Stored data
****************************************

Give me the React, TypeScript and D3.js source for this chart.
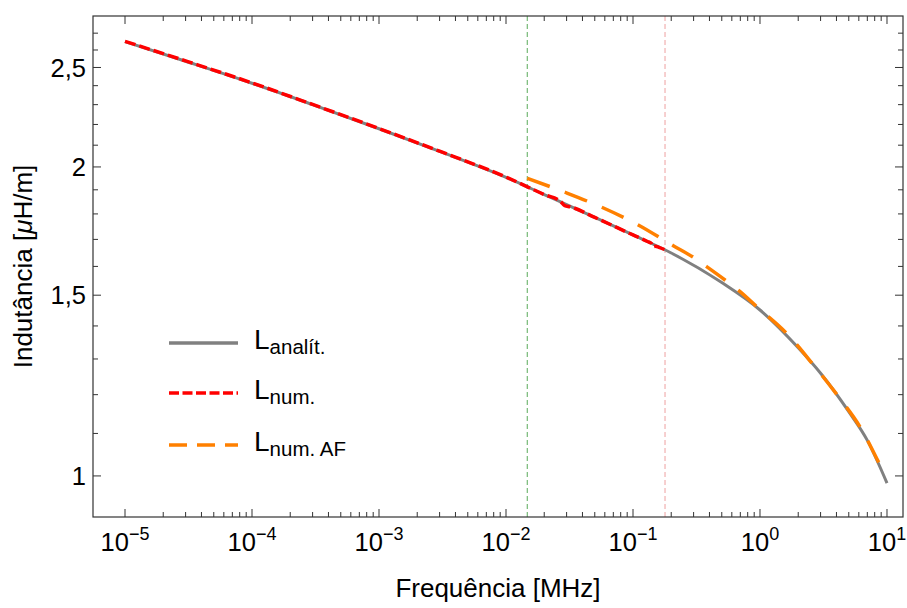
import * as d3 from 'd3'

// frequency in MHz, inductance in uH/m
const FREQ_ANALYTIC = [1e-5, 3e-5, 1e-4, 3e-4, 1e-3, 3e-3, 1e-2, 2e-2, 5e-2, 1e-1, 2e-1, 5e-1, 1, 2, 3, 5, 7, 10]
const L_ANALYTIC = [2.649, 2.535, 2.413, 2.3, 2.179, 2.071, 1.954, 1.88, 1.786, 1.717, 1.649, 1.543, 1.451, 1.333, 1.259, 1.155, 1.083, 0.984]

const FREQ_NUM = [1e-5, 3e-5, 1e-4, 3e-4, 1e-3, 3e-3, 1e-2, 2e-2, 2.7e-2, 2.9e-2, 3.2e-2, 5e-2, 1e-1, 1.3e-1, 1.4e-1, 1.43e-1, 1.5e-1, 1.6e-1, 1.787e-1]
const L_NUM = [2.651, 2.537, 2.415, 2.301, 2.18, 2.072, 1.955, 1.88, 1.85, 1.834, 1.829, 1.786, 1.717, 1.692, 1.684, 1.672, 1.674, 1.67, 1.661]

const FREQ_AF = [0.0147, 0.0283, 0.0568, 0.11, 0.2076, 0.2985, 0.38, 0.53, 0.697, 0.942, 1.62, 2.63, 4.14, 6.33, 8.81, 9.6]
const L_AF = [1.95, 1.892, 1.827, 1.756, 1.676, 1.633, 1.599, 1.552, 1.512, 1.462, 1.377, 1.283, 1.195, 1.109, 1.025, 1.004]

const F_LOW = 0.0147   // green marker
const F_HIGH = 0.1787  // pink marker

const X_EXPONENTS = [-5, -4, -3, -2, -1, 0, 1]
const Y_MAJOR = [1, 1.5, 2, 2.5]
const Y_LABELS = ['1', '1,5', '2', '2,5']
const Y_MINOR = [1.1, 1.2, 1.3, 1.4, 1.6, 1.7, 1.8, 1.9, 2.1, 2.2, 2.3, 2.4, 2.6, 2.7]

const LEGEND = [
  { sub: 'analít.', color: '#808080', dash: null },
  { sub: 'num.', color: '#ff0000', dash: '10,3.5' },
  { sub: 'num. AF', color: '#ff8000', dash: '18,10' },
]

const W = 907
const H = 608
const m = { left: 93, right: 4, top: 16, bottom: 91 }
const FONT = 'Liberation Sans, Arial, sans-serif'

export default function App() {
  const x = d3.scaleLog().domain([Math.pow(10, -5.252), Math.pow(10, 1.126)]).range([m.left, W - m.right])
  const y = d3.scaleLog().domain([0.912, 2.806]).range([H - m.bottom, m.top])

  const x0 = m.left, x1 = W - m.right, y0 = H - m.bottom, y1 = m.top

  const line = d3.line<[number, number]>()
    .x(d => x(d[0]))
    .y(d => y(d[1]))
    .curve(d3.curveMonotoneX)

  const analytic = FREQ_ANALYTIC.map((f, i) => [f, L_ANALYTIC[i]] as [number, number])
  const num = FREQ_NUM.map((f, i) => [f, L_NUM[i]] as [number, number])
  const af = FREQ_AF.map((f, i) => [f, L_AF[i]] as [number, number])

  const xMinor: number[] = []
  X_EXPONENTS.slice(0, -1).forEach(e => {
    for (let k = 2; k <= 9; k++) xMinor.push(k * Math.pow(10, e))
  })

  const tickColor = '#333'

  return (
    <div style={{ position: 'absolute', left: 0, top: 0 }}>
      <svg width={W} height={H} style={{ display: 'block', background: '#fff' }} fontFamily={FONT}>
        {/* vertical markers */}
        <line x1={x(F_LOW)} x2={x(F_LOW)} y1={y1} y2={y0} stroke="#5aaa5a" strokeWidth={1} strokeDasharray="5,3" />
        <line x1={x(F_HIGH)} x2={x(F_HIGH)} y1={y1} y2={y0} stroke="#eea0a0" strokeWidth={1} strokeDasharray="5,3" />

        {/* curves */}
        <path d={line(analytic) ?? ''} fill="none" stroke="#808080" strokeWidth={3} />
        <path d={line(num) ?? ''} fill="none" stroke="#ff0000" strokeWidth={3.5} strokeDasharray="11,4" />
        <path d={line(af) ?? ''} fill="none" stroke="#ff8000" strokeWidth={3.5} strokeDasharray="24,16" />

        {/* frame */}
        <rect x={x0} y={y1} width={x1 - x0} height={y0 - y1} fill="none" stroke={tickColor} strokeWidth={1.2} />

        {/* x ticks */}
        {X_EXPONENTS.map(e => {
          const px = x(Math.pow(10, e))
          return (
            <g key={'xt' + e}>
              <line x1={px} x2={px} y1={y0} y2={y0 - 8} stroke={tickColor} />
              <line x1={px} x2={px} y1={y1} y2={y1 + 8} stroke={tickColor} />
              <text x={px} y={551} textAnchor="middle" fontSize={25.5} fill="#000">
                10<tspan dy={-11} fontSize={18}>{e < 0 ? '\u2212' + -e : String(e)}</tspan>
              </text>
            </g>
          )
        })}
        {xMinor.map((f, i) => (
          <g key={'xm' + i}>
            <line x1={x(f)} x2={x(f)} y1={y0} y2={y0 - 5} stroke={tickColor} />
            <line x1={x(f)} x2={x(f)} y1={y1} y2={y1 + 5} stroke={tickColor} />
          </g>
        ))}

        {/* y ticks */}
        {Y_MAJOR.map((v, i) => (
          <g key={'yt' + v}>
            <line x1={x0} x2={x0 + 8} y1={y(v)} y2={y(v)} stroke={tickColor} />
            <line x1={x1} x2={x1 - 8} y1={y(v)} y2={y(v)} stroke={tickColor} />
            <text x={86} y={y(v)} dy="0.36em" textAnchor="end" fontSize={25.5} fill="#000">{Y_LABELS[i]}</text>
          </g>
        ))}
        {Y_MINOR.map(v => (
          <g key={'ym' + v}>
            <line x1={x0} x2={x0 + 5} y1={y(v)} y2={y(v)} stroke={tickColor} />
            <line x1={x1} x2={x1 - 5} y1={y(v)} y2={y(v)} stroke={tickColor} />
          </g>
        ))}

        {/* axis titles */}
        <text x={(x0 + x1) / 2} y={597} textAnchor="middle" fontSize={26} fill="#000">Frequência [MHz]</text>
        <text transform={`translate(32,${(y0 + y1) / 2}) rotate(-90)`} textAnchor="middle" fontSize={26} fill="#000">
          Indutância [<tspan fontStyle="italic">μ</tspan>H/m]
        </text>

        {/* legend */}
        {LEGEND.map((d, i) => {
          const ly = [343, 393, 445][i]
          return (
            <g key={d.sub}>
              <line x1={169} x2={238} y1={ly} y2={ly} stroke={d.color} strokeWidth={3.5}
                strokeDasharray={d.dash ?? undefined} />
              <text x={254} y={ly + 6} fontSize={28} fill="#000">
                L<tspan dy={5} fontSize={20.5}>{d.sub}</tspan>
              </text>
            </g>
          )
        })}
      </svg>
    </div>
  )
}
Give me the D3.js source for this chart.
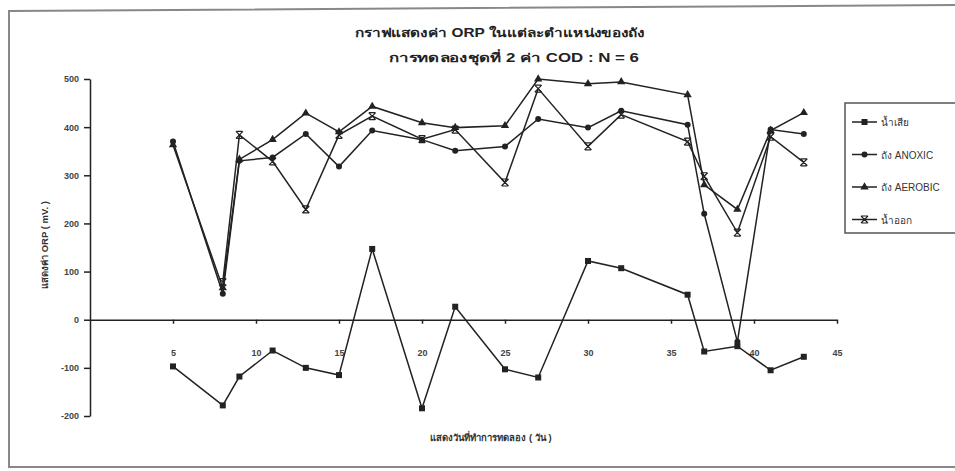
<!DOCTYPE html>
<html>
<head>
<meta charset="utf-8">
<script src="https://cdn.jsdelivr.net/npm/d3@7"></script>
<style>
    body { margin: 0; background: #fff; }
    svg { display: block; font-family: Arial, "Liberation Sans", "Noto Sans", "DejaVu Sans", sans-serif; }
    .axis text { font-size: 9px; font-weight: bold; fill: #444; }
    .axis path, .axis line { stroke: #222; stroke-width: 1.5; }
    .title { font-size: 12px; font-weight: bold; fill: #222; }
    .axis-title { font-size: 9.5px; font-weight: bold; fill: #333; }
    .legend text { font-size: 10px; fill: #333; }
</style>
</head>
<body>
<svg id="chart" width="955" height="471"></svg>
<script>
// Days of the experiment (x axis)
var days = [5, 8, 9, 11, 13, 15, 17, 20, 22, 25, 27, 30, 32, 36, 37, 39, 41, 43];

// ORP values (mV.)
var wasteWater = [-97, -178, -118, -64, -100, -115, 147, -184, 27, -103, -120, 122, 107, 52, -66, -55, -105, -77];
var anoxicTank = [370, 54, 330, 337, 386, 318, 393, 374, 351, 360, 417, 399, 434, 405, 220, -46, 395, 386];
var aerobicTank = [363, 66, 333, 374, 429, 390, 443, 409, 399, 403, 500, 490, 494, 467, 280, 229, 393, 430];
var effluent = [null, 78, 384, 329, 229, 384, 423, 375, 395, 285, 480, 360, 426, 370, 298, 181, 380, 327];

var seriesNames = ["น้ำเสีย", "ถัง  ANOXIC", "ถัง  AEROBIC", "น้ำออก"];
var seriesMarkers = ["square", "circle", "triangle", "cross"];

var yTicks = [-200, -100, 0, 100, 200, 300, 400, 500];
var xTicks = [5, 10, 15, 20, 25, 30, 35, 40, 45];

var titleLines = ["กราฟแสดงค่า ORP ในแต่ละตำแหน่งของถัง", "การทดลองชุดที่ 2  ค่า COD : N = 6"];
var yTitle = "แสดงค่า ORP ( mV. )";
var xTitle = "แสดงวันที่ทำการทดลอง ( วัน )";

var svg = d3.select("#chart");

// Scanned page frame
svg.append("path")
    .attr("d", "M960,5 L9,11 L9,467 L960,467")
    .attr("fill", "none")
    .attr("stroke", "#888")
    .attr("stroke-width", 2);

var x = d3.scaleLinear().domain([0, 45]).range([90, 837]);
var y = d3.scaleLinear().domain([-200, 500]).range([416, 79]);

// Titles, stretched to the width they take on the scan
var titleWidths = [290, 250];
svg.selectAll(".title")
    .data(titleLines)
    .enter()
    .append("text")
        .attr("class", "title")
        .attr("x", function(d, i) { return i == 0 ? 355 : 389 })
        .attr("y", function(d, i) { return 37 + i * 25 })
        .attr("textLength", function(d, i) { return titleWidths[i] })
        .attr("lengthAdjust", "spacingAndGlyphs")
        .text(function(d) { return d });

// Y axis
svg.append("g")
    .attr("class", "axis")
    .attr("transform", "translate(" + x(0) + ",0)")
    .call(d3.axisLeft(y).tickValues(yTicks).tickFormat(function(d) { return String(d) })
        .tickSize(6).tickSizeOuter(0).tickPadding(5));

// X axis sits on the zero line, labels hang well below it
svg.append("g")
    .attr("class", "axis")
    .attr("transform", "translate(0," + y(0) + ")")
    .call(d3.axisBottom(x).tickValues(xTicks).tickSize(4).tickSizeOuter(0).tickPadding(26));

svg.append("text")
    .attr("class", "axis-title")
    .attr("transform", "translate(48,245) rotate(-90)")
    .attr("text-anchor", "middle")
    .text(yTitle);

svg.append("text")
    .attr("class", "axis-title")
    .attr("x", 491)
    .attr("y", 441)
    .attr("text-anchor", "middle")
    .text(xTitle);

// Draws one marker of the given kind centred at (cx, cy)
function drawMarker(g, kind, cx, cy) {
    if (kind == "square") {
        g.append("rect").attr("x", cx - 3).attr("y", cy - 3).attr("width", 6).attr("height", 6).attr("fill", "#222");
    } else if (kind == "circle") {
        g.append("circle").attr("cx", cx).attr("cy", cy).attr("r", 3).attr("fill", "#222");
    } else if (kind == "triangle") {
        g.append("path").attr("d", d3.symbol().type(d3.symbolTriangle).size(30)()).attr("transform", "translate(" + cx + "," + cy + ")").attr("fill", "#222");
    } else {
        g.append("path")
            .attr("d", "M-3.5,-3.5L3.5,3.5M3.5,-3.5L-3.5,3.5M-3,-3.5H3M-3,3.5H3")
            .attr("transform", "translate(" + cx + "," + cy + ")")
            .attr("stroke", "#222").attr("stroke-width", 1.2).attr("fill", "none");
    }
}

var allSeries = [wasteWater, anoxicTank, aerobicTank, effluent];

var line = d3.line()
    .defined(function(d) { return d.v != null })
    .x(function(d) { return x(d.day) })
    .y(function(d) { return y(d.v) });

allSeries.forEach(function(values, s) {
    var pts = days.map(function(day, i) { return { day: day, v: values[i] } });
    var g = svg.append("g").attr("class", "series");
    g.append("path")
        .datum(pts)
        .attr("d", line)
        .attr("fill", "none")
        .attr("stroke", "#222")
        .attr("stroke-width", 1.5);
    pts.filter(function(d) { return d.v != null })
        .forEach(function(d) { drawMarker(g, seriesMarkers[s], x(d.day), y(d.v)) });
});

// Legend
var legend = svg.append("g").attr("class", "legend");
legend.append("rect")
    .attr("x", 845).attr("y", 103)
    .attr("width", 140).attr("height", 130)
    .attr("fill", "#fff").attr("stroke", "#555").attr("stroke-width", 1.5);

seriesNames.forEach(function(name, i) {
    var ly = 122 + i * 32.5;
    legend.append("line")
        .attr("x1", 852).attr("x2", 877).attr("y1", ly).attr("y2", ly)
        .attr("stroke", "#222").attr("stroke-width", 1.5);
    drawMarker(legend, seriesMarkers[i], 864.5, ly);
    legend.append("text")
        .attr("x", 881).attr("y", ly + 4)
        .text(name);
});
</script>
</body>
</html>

****************************************

# THE PROBLEM
Pictures are excluded; extract exactly the lines from the start of the data through the line that holds "1.155, 1.083, 0.984]", both ends included.

# RESPONSE FOR THIS EXERCISE
Give me the React, TypeScript and D3.js source for this chart.
import * as d3 from 'd3'

// frequency in MHz, inductance in uH/m
const FREQ_ANALYTIC = [1e-5, 3e-5, 1e-4, 3e-4, 1e-3, 3e-3, 1e-2, 2e-2, 5e-2, 1e-1, 2e-1, 5e-1, 1, 2, 3, 5, 7, 10]
const L_ANALYTIC = [2.649, 2.535, 2.413, 2.3, 2.179, 2.071, 1.954, 1.88, 1.786, 1.717, 1.649, 1.543, 1.451, 1.333, 1.259, 1.155, 1.083, 0.984]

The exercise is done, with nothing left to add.